其中 _get_inverse_affine_matrix() 用来计算仿射矩阵。

def _get_inverse_affine_matrix(
    center: List[float], angle: float, translate: List[float], scale: float, shear: List[float], inverted: bool = True
) -> List[float]:
    # Helper method to compute inverse matrix for affine transformation
	# shear 为剪切变换角度,因为在图像旋转中没有剪切变换,可暂且忽略

    # 角度变弧度
    rot = math.radians(angle)
    sx = math.radians(shear[0])
    sy = math.radians(shear[1])

    cx, cy = center
    tx, ty = translate

    # RSS without scaling
    a = math.cos(rot - sy) / math.cos(sy)
    b = -math.cos(rot - sy) * math.tan(sx) / math.cos(sy) - math.sin(rot)
    c = math.sin(rot - sy) / math.cos(sy)
    d = -math.sin(rot - sy) * math.tan(sx) / math.cos(sy) + math.cos(rot)

    if inverted:
        # Inverted rotation matrix with scale and shear
        # det([[a, b], [c, d]]) == 1, since det(rotation) = 1 and det(shear) = 1
        matrix = [d, -b, 0.0, -c, a, 0.0]
        matrix = [x / scale for x in matrix]
        # Apply inverse of translation and of center translation: RSS^-1 * C^-1 * T^-1
        matrix[2] += matrix[0] * (-cx - tx) + matrix[1] * (-cy - ty)
        matrix[5] += matrix[3] * (-cx - tx) + matrix[4] * (-cy - ty)
        # Apply center translation: C * RSS^-1 * C^-1 * T^-1
        matrix[2] += cx
        matrix[5] += cy
    else:
        matrix = [a, b, 0.0, c, d, 0.0]
        matrix = [x * scale for x in matrix]
        # Apply inverse of center translation: RSS * C^-1
        matrix[2] += matrix[0] * (-cx) + matrix[1] * (-cy)
        matrix[5] += matrix[3] * (-cx) + matrix[4] * (-cy)
        # Apply translation and center : T * C * RSS * C^-1
        matrix[2] += cx + tx
        matrix[5] += cy + ty

    return matrix

之后的 F_t.rotate()torchvision.transforms.functional.functional_tensor.rotate()

def rotate(
    img: Tensor,
    matrix: List[float],
    interpolation: str = "nearest",
    expand: bool = False,
    fill: Optional[List[float]] = None,
) -> Tensor:
    
    ... # 验证数据,暂且忽略
    
    w, h = img.shape[-1], img.shape[-2]
    ow, oh = _compute_output_size(matrix, w, h) if expand else (w, h)
    dtype = img.dtype if torch.is_floating_point(img) else torch.float32
    theta = torch.tensor(matrix, dtype=dtype, device=img.device).reshape(1, 2, 3)
    # grid will be generated on the same device as theta and img
    grid = _gen_affine_grid(theta, w=w, h=h, ow=ow, oh=oh)
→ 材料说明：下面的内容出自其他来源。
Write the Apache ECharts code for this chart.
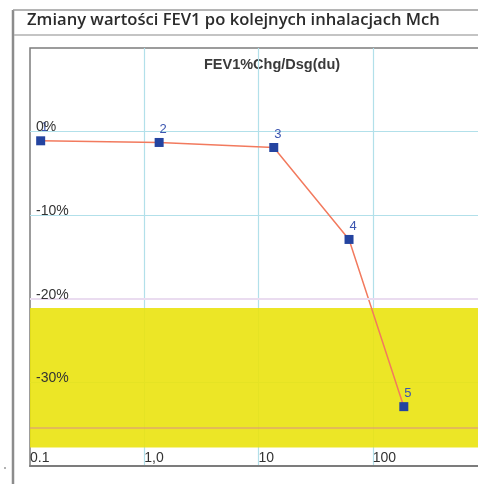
<!DOCTYPE html>
<html>
<head>
<meta charset="utf-8">
<script src="https://cdn.jsdelivr.net/npm/echarts@6/dist/echarts.min.js"></script>
<style>
html,body{margin:0;padding:0;background:#fff;overflow:hidden;}
#chart{width:478px;height:484px;}
</style>
</head>
<body>
<div id="chart"></div>
<script>
// ---- data ----
const chartTitle = 'Zmiany wartości FEV1 po kolejnych inhalacjach Mch';
const seriesTitle = 'FEV1%Chg/Dsg(du)';
const inhalationLabels = ['1', '2', '3', '4', '5'];
const doses = [0.124, 1.35, 13.6, 62, 187];
const fev1Change = [-1.1, -1.3, -1.9, -12.9, -32.9];
const xTickLabels = ['0.1', '1,0', '10', '100', ''];
const yTickValues = [-40, -30, -20, -10, 0, 10];
const yTickLabels = ['', '-30%', '-20%', '-10%', '0%', ''];
const bandRange = [-21.1, -37.8];
const thresholdValues = [-20, -35.4];

const chart = echarts.init(document.getElementById('chart'));
const points = doses.map((d, i) => [d, fev1Change[i], inhalationLabels[i]]);

const option = {
  animation: false,
  backgroundColor: '#ffffff',
  grid: {
    left: 30, top: 48, width: 457, height: 418,
    outerBoundsMode: 'none', containLabel: false,
    show: true, borderColor: '#7c7c7c', borderWidth: 1.5, backgroundColor: 'transparent'
  },
  graphic: [
    { type: 'line', shape: { x1: 13, y1: 10, x2: 13, y2: 484 }, style: { stroke: '#8c8c8c', lineWidth: 2.5 } },
    { type: 'line', shape: { x1: 13, y1: 10, x2: 478, y2: 10 }, style: { stroke: '#9c9c9c', lineWidth: 1.5 } },
    { type: 'line', shape: { x1: 14, y1: 35, x2: 478, y2: 35 }, style: { stroke: '#b0b0b0', lineWidth: 1.5 } },
    { type: 'text', left: 27, top: 12, style: { text: chartTitle, font: '600 16.6px "Open Sans"', fill: '#2b2b2b' } },
    { type: 'text', x: 272, y: 65, style: { text: seriesTitle, font: 'bold 14.5px "Liberation Sans"', fill: '#3a3a3a', align: 'center', verticalAlign: 'middle' } },
    { type: 'circle', shape: { cx: 5, cy: 468, r: 1 }, style: { fill: '#999' } }
  ],
  xAxis: {
    type: 'log', logBase: 10, min: 0.1, max: 1000,
    axisLine: { show: true, onZero: false, lineStyle: { color: '#7c7c7c', width: 2 } },
    axisTick: { show: false },
    minorTick: { show: false },
    splitLine: { show: true, showMinLine: false, showMaxLine: false, lineStyle: { color: '#b2e0ea', width: 1.2 } },
    axisLabel: {
      inside: true, align: 'left', verticalAlign: 'bottom', margin: 1,
      color: '#333', fontFamily: 'Liberation Sans', fontSize: 14,
      formatter: function (v) { return xTickLabels[Math.round(Math.log10(v)) + 1]; }
    }
  },
  yAxis: [
    {
      type: 'value', min: -40, max: 10, interval: 10,
      axisLine: { show: false },
      axisTick: { show: false },
      splitLine: { show: true, showMinLine: false, showMaxLine: false, lineStyle: { color: '#b2e0ea', width: 1.2 } },
      axisLabel: { show: false }
    },
    {
      type: 'value', min: -40, max: 10, interval: 10, position: 'left', z: 6,
      axisLine: { show: false },
      axisTick: { show: false },
      splitLine: { show: false },
      axisLabel: {
        inside: true, align: 'left', verticalAlign: 'bottom', lineHeight: 8, margin: 6,
        color: '#333', fontFamily: 'Liberation Sans', fontSize: 14,
        formatter: function (v) { return yTickLabels[yTickValues.indexOf(v)]; }
      }
    }
  ],
  series: [
    {
      type: 'line', data: [], z: 1, silent: true,
      markArea: {
        silent: true,
        itemStyle: { color: 'rgba(234,227,14,0.9)' },
        data: [[{ yAxis: bandRange[0] }, { yAxis: bandRange[1] }]]
      },
      markLine: {
        silent: true, symbol: 'none', label: { show: false },
        data: [
          { yAxis: thresholdValues[0], lineStyle: { color: '#eadcf0', type: 'solid', width: 2 } },
          { yAxis: thresholdValues[1], lineStyle: { color: 'rgba(220,150,130,0.55)', type: 'solid', width: 2 } }
        ]
      }
    },
    {
      type: 'line', z: 3,
      data: points,
      symbol: 'rect', symbolSize: 9,
      lineStyle: { color: '#f27a5e', width: 1.5 },
      itemStyle: { color: '#2444a0' },
      label: {
        show: true, position: 'top', distance: 2, offset: [4, 0],
        formatter: function (p) { return p.data[2]; },
        color: '#3b55b0', fontFamily: 'Liberation Sans', fontSize: 13
      }
    }
  ]
};
chart.setOption(option);
</script>
</body>
</html>
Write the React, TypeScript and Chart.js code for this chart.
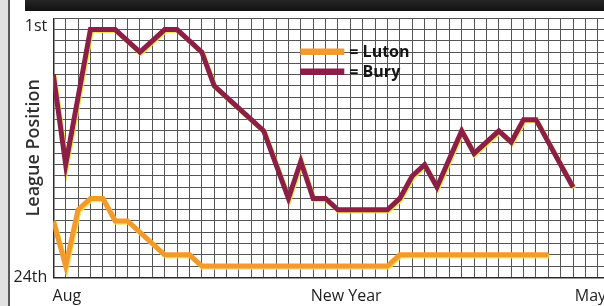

    return _apply_grid_transform(img, grid, interpolation, fill=fill)

可以顺带简单看一看 _compute_output_size

def _compute_output_size(matrix: List[float], w: int, h: int) -> Tuple[int, int]:
    pts = torch.tensor(
        [
            [-0.5 * w, -0.5 * h, 1.0],
            [-0.5 * w, 0.5 * h, 1.0],
            [0.5 * w, 0.5 * h, 1.0],
            [0.5 * w, -0.5 * h, 1.0],
        ]
    )
    theta = torch.tensor(matrix, dtype=torch.float).view(2, 3)
    new_pts = torch.matmul(pts, theta.T)
    min_vals, _ = new_pts.min(dim=0)
    max_vals, _ = new_pts.max(dim=0)

    # shift points to [0, w] and [0, h] interval to match PIL results
    min_vals += torch.tensor((w * 0.5, h * 0.5))
    max_vals += torch.tensor((w * 0.5, h * 0.5))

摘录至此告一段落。